The Chuckys

Lisa emailed me to tell me The Chuckys are moving out in four days.  We call them "The Chuckys" because of a story that Jen, the superintendent, relayed to me one day while we were doing laundry.

"Leslie, you don’t understand how crazy these people are.  Okay, it’s not just that they beat the shit out of each other.  The day they moved in, up pulls this huge truck.  Were there any boxes in this truck?  No!  It was full of Chucky dolls.  Just Chuckys.  The rest of their stuff came separately.  Can you fucking imagine how scary the inside of their apartment must be?  If I ever have to go in there, I’m bringing a bat."

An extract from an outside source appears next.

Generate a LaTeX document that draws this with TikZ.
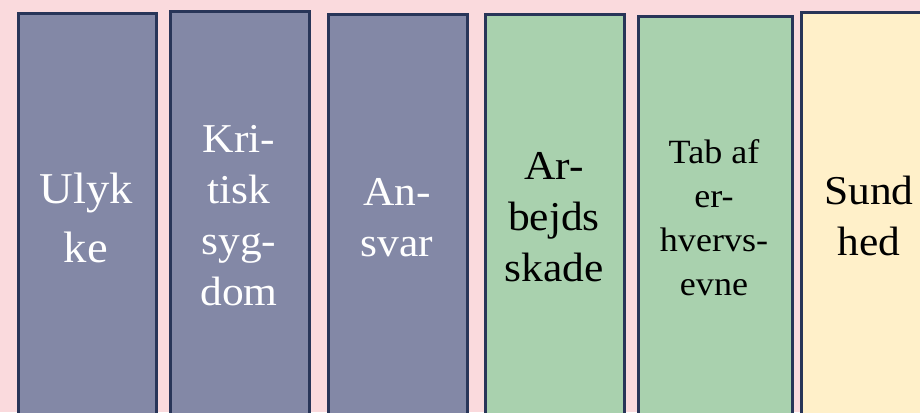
\documentclass[tikz,border=0pt]{standalone}
\usepackage{fontspec}
\setmainfont[FakeStretch=1.06]{Liberation Serif}
\usetikzlibrary{positioning}
\definecolor{bgpink}{HTML}{FADADD}
\definecolor{boxline}{HTML}{283558}
\definecolor{slate}{HTML}{8388A6}
\definecolor{sage}{HTML}{A9D1AE}
\definecolor{cream}{HTML}{FFF0C9}

\begin{document}
\begin{tikzpicture}[x=1pt,y=-1pt]
	\tikzstyle{column} = [rectangle, draw=boxline, line width=2.6pt, minimum height=430pt, anchor=north west, inner sep=0pt]
	\tikzstyle{risk} = [column, fill=slate]
	\tikzstyle{work} = [column, fill=sage]
	\tikzstyle{health} = [column, fill=cream]
	\tikzstyle{word} = [align=center, anchor=base, inner sep=0pt]
	\tikzstyle{big} = [word, font=\fontsize{44}{59}\selectfont]
	\tikzstyle{mid} = [word, font=\fontsize{41}{51}\selectfont]
	\tikzstyle{small} = [word, font=\fontsize{34}{44}\selectfont]

	\fill[bgpink] (0,0) rectangle (920,412);
	\useasboundingbox (0,0) rectangle (920,412);
	\clip (0,0) rectangle (920,412);

	% columns
	\node[risk, minimum width=138pt]   (ulykke)  at (17,12)  {};
	\node[risk, minimum width=139pt]   (kritisk) at (169,10) {};
	\node[risk, minimum width=139pt]   (ansvar)  at (327,13) {};
	\node[work, minimum width=139pt]   (arbejd)  at (484,13) {};
	\node[work, minimum width=154pt]   (erhverv) at (637,15) {};
	\node[health, minimum width=138pt] (sund)    at (800,11) {};

	% labels (anchored at the last line)
	\node[big, text=white]  (ulykke text)  at (86,262)  {Ulyk\\ke};
	\node[mid, text=white]  (kritisk text) at (239,305) {Kri-\\tisk\\syg-\\dom};
	\node[mid, text=white]  (ansvar text)  at (397,256) {An-\\svar};
	\node[mid]              (arbejd text)  at (554,281) {Ar-\\bejds\\skade};
	\node[small]            (erhverv text) at (714,295) {Tab af\\er-\\hvervs-\\evne};
	\node[mid]              (sund text)    at (869,255) {Sund\\hed};

\end{tikzpicture}
\end{document}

My building is really solid and really quiet.  None of us get a lot of sound travelling through the walls.  Sometimes through the floor and sometimes from the hallway, but never – very rarely – through the walls.  We’ve all experienced these people. And their equally obnoxious chihuahua.

Ann and Mitch, perhaps the most quiet, most likeable (and least likely to be caught cursing) people in the building, bore the brunt of The Chuckys high-volume, abusive fighting.  They said that the arguing was so loud, it often felt like The Chuckys were having dinner with them.  They made a game out of it.

Mitch: Pass the salt, Bitch.
Ann: Fuck you.  Whore!

I mean, what else are you going to do?  The Chuckys moved into the building a month or so after I did.*  It takes time to build up a case for eviction.  Eventually, the male Chucky was witnessed threatening another tenant when she knocked on their door hoping she would embarass them into simmering down.  Fate sealed.  Enjoy your last four days with us, Assholes.

* That was June.

Update: I just got in, it’s 2am and I just saw The Chuckys leaving in their U-Haul.  It seems they’re gone.  So long, Fuckers.